Agricultural Science Paper 2, Nov/Dec 2010  
Questions: 1 2 3 4 5 6 7 8 9 10 Main
General Comments

Question 3

(a) List two sources of carbon dioxide in the atmosphere.                   [2 marks]

(b) State (i) four causes of soil acidity;                                               [4 marks]
             (ii) two ways by which soil pH influences crop growth.          [ 2 marks]

(c) List three ways by which each of the following biotic factors affects agricultural production:
                   (i) parasites;
                  (ii) soil organisms.                                                          [ 6 marks]

(d) State two advantages of zero tillage.                                             [2 marks ]

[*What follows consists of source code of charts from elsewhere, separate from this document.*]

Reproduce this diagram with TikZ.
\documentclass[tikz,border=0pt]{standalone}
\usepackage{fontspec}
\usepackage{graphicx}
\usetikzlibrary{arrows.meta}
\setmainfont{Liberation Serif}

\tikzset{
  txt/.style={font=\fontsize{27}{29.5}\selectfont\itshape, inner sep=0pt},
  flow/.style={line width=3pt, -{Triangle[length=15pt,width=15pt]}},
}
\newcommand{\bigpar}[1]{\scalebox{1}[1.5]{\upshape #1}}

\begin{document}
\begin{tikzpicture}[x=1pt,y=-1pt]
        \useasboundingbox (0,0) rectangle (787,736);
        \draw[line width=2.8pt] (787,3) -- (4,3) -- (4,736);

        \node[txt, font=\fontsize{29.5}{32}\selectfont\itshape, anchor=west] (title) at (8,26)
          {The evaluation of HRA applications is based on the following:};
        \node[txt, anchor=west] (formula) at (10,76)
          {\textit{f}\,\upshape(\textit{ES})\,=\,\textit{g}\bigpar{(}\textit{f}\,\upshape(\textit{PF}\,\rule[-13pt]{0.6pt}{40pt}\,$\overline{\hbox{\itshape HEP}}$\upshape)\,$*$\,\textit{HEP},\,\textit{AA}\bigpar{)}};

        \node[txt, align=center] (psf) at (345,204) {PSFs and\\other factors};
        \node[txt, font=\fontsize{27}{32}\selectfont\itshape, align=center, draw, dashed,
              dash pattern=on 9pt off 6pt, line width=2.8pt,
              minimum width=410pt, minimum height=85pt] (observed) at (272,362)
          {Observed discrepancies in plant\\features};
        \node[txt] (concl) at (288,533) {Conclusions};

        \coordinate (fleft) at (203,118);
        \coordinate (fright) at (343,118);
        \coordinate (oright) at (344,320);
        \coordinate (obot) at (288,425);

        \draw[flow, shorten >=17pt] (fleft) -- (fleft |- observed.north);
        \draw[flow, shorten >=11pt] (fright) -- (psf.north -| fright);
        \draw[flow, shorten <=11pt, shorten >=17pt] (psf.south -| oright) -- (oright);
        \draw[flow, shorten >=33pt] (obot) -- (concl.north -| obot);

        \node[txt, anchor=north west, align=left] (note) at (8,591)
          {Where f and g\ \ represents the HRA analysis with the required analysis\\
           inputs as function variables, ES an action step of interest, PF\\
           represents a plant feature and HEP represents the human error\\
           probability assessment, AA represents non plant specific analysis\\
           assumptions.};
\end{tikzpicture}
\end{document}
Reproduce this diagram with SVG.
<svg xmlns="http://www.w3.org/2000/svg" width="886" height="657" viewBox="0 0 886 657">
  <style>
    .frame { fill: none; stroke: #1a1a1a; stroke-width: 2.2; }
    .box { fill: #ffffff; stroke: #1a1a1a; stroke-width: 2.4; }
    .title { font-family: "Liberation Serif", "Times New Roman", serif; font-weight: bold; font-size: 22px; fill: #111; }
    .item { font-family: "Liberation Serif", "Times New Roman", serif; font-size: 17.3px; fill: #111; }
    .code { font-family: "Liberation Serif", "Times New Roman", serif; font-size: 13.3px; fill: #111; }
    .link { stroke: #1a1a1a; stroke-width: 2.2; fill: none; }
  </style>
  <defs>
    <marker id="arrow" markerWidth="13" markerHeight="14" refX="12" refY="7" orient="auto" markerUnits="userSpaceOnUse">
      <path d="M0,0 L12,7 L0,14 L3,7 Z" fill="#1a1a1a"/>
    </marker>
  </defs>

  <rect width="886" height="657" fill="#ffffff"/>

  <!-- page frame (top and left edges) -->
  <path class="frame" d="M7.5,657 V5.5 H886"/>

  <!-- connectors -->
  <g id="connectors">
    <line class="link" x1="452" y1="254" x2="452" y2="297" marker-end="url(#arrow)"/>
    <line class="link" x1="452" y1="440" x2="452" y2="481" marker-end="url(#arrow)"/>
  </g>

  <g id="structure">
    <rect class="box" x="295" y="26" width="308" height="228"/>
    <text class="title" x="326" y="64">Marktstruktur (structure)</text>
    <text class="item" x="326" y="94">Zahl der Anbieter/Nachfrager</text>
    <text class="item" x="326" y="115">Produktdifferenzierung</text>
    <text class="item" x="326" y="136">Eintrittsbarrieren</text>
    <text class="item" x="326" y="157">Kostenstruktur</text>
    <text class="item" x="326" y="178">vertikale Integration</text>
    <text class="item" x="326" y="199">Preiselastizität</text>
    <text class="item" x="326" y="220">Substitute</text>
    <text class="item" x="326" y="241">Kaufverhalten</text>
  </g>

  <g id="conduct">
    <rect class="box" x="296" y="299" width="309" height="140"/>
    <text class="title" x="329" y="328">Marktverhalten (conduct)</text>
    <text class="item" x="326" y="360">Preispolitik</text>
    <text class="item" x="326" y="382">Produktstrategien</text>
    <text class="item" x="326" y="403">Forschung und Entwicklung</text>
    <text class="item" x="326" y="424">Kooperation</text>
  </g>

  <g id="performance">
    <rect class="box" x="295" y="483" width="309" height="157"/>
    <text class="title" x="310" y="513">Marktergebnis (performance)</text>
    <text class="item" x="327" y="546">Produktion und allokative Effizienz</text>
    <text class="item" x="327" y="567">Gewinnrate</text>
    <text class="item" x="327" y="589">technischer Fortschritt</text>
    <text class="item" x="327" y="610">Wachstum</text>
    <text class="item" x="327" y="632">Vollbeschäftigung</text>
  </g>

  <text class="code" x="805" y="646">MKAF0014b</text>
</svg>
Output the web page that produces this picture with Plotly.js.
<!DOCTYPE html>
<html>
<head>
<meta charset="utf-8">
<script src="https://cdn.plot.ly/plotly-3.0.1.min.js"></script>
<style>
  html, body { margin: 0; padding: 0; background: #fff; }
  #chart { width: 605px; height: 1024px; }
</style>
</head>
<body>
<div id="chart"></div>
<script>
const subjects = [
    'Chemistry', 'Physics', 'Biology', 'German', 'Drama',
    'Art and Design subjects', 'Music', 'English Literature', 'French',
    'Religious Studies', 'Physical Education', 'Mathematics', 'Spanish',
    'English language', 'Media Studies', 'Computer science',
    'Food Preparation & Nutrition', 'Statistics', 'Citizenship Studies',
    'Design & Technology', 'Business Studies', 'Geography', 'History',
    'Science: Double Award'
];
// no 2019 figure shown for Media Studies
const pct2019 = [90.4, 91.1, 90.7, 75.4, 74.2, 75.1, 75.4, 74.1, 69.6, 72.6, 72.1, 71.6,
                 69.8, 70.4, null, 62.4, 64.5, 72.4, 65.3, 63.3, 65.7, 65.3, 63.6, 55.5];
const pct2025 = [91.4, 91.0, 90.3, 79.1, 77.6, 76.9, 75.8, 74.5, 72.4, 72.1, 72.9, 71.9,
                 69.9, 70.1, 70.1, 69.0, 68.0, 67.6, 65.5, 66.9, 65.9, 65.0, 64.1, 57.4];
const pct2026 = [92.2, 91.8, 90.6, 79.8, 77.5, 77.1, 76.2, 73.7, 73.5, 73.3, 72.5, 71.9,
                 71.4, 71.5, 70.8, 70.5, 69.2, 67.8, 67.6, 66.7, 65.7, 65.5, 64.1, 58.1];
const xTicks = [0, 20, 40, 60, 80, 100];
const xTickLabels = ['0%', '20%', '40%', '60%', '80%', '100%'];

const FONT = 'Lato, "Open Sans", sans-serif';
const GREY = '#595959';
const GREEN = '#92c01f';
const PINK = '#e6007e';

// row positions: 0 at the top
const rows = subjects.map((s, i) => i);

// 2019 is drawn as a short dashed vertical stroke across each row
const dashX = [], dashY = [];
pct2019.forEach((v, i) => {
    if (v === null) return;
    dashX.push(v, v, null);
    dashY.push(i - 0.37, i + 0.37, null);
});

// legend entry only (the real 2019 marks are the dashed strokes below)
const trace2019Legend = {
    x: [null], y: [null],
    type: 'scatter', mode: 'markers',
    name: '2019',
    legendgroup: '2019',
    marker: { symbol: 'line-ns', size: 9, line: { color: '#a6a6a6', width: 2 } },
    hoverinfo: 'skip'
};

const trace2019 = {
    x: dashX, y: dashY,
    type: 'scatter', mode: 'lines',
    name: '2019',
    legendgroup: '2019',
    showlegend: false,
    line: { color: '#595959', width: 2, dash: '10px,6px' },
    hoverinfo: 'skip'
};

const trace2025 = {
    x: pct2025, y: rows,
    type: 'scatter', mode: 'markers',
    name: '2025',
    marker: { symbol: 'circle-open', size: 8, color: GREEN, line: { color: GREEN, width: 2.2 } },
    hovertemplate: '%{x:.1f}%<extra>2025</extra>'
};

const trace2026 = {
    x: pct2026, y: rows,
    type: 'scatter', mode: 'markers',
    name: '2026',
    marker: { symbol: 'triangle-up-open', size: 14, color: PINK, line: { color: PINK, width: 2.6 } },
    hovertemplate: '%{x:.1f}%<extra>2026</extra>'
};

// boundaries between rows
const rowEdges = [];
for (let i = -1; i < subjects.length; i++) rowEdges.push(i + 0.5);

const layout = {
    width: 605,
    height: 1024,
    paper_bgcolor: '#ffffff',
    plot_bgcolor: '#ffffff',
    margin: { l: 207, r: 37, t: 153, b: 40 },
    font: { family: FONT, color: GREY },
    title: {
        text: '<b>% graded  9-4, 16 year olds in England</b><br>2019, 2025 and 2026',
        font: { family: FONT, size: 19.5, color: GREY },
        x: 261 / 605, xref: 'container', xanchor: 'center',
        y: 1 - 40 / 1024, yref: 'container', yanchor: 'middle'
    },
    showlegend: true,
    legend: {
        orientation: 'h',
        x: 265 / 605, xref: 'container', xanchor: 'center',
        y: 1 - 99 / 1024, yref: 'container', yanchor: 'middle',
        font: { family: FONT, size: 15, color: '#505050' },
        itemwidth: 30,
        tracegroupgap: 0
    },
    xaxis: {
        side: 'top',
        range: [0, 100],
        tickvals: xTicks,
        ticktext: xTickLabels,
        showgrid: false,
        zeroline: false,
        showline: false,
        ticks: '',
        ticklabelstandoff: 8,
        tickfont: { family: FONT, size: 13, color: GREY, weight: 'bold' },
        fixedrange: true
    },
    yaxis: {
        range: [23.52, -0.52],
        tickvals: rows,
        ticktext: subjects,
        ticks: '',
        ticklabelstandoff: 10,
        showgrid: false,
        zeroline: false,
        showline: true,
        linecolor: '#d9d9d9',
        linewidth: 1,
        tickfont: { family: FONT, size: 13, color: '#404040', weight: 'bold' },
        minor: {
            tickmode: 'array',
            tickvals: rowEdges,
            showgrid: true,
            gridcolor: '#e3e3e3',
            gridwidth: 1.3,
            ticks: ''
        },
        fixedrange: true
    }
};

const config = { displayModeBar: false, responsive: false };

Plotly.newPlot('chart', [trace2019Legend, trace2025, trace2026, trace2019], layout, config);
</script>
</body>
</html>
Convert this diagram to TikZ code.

This question was not popular with the candidates and their performance was below average. In question 3 (a), many candidates were able to list sources of carbon dioxide in the atmosphere.

However, in question l(b)(i & Ii), most of the candidates could not state the causes of soil acidity and ways by which soil pH influences crop growth. In question 3(c) (i & ii), most of the candidates were able to list the ways by which biotic factors such as parasites and soil organisms affect agricultural production. While in question
3(d), many candidates could not state the advantages of zero tillage.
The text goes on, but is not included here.